## INSTRUCTIONS TO FOLLOW
Give the data again exactly as written, skipping any pictures.

────────────────────

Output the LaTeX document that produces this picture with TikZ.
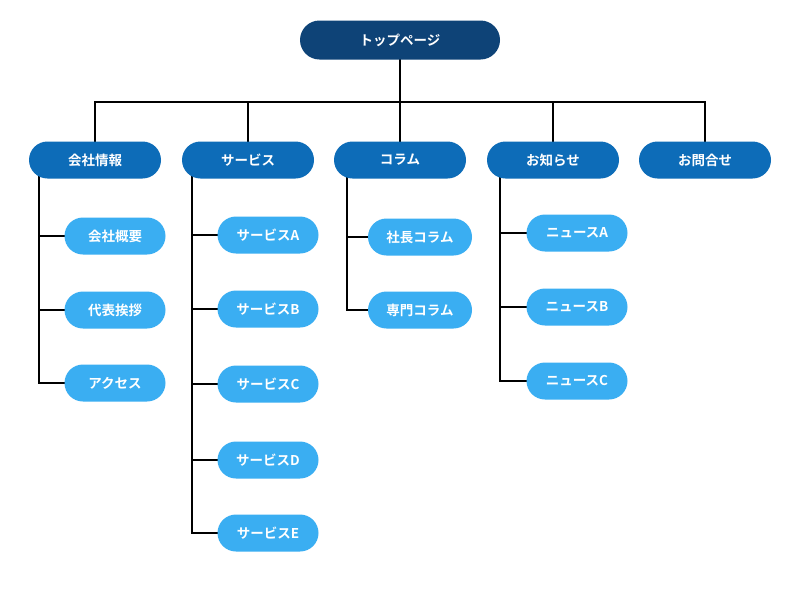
\documentclass[tikz,border=0pt]{standalone}
\usepackage{fontspec}
\newfontfamily\cjk{Noto Sans CJK JP Bold}
\usetikzlibrary{shapes.misc}
\definecolor{topc}{HTML}{0E4377}
\definecolor{midc}{HTML}{0D6CB8}
\definecolor{leafc}{HTML}{3AAEF2}
\tikzset{
 base/.style={rounded rectangle,text=white,font=\cjk\fontsize{13.5}{14}\selectfont,inner sep=0pt},
 topbox/.style={base,fill=topc,minimum width=200pt,minimum height=39pt},
 midbox/.style={base,fill=midc,minimum width=132pt,minimum height=37pt},
 leafbox/.style={base,fill=leafc,minimum width=101pt,minimum height=37pt},
 ln/.style={line width=2pt,black}
}
\begin{document}
\begin{tikzpicture}[x=1pt,y=-1pt]
\fill[white] (0,0) rectangle (800,600);
\useasboundingbox (0,0) rectangle (800,600);
% connectors first
\coordinate (h) at (400,102);
\draw[ln] (400,40) -- (h);
\draw[ln] (95,160) |- (h) -| (705,160);
\foreach \x in {248,400,553} \draw[ln] (\x,102) -- (\x,160);
\draw[ln] (39,160) -- (39,383) -- (115,383);
\foreach \y in {236,310} \draw[ln] (39,\y) -- (115,\y);
\draw[ln] (192,160) -- (192,533) -- (268,533);
\foreach \y in {235,309,384,460} \draw[ln] (192,\y) -- (268,\y);
\draw[ln] (347,160) -- (347,310) -- (420,310);
\draw[ln] (347,237) -- (420,237);
\draw[ln] (500,160) -- (500,381) -- (577,381);
\foreach \y in {233,307} \draw[ln] (500,\y) -- (577,\y);
% nodes
\node[topbox] (top) at (400,40) {トップページ};
\node[midbox] (m1) at (95,160) {会社情報};
\node[midbox] (m2) at (248,160) {サービス};
\node[midbox] (m3) at (400,160) {コラム};
\node[midbox] (m4) at (553,160) {お知らせ};
\node[midbox] (m5) at (705,160) {お問合せ};
\node[leafbox] (a1) at (115,236) {会社概要};
\node[leafbox] (a2) at (115,310) {代表挨拶};
\node[leafbox] (a3) at (115,383) {アクセス};
\node[leafbox] (b1) at (268,235) {サービスA};
\node[leafbox] (b2) at (268,309) {サービスB};
\node[leafbox] (b3) at (268,384) {サービスC};
\node[leafbox] (b4) at (268,460) {サービスD};
\node[leafbox] (b5) at (268,533) {サービスE};
\node[leafbox,minimum width=104pt] (c1) at (420,237) {社長コラム};
\node[leafbox,minimum width=104pt] (c2) at (420,310) {専門コラム};
\node[leafbox] (d1) at (577,233) {ニュースA};
\node[leafbox] (d2) at (577,307) {ニュースB};
\node[leafbox] (d3) at (577,381) {ニュースC};
\end{tikzpicture}
\end{document}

────────────────────

## THE OUTPUT
Output the LaTeX document that produces this picture with TikZ.
\documentclass[tikz,border=0pt]{standalone}
\usepackage{fontspec}
\newfontfamily\cjk{Noto Sans CJK JP Bold}
\usetikzlibrary{shapes.misc}
\definecolor{topc}{HTML}{0E4377}
\definecolor{midc}{HTML}{0D6CB8}
\definecolor{leafc}{HTML}{3AAEF2}
\tikzset{
 base/.style={rounded rectangle,text=white,font=\cjk\fontsize{13.5}{14}\selectfont,inner sep=0pt},
 topbox/.style={base,fill=topc,minimum width=200pt,minimum height=39pt},
 midbox/.style={base,fill=midc,minimum width=132pt,minimum height=37pt},
 leafbox/.style={base,fill=leafc,minimum width=101pt,minimum height=37pt},
 ln/.style={line width=2pt,black}
}
\begin{document}
\begin{tikzpicture}[x=1pt,y=-1pt]
\fill[white] (0,0) rectangle (800,600);
\useasboundingbox (0,0) rectangle (800,600);
% connectors first
\coordinate (h) at (400,102);
\draw[ln] (400,40) -- (h);
\draw[ln] (95,160) |- (h) -| (705,160);
\foreach \x in {248,400,553} \draw[ln] (\x,102) -- (\x,160);
\draw[ln] (39,160) -- (39,383) -- (115,383);
\foreach \y in {236,310} \draw[ln] (39,\y) -- (115,\y);
\draw[ln] (192,160) -- (192,533) -- (268,533);
\foreach \y in {235,309,384,460} \draw[ln] (192,\y) -- (268,\y);
\draw[ln] (347,160) -- (347,310) -- (420,310);
\draw[ln] (347,237) -- (420,237);
\draw[ln] (500,160) -- (500,381) -- (577,381);
\foreach \y in {233,307} \draw[ln] (500,\y) -- (577,\y);
% nodes
\node[topbox] (top) at (400,40) {トップページ};
\node[midbox] (m1) at (95,160) {会社情報};
\node[midbox] (m2) at (248,160) {サービス};
\node[midbox] (m3) at (400,160) {コラム};
\node[midbox] (m4) at (553,160) {お知らせ};
\node[midbox] (m5) at (705,160) {お問合せ};
\node[leafbox] (a1) at (115,236) {会社概要};
\node[leafbox] (a2) at (115,310) {代表挨拶};
\node[leafbox] (a3) at (115,383) {アクセス};
\node[leafbox] (b1) at (268,235) {サービスA};
\node[leafbox] (b2) at (268,309) {サービスB};
\node[leafbox] (b3) at (268,384) {サービスC};
\node[leafbox] (b4) at (268,460) {サービスD};
\node[leafbox] (b5) at (268,533) {サービスE};
\node[leafbox,minimum width=104pt] (c1) at (420,237) {社長コラム};
\node[leafbox,minimum width=104pt] (c2) at (420,310) {専門コラム};
\node[leafbox] (d1) at (577,233) {ニュースA};
\node[leafbox] (d2) at (577,307) {ニュースB};
\node[leafbox] (d3) at (577,381) {ニュースC};
\end{tikzpicture}
\end{document}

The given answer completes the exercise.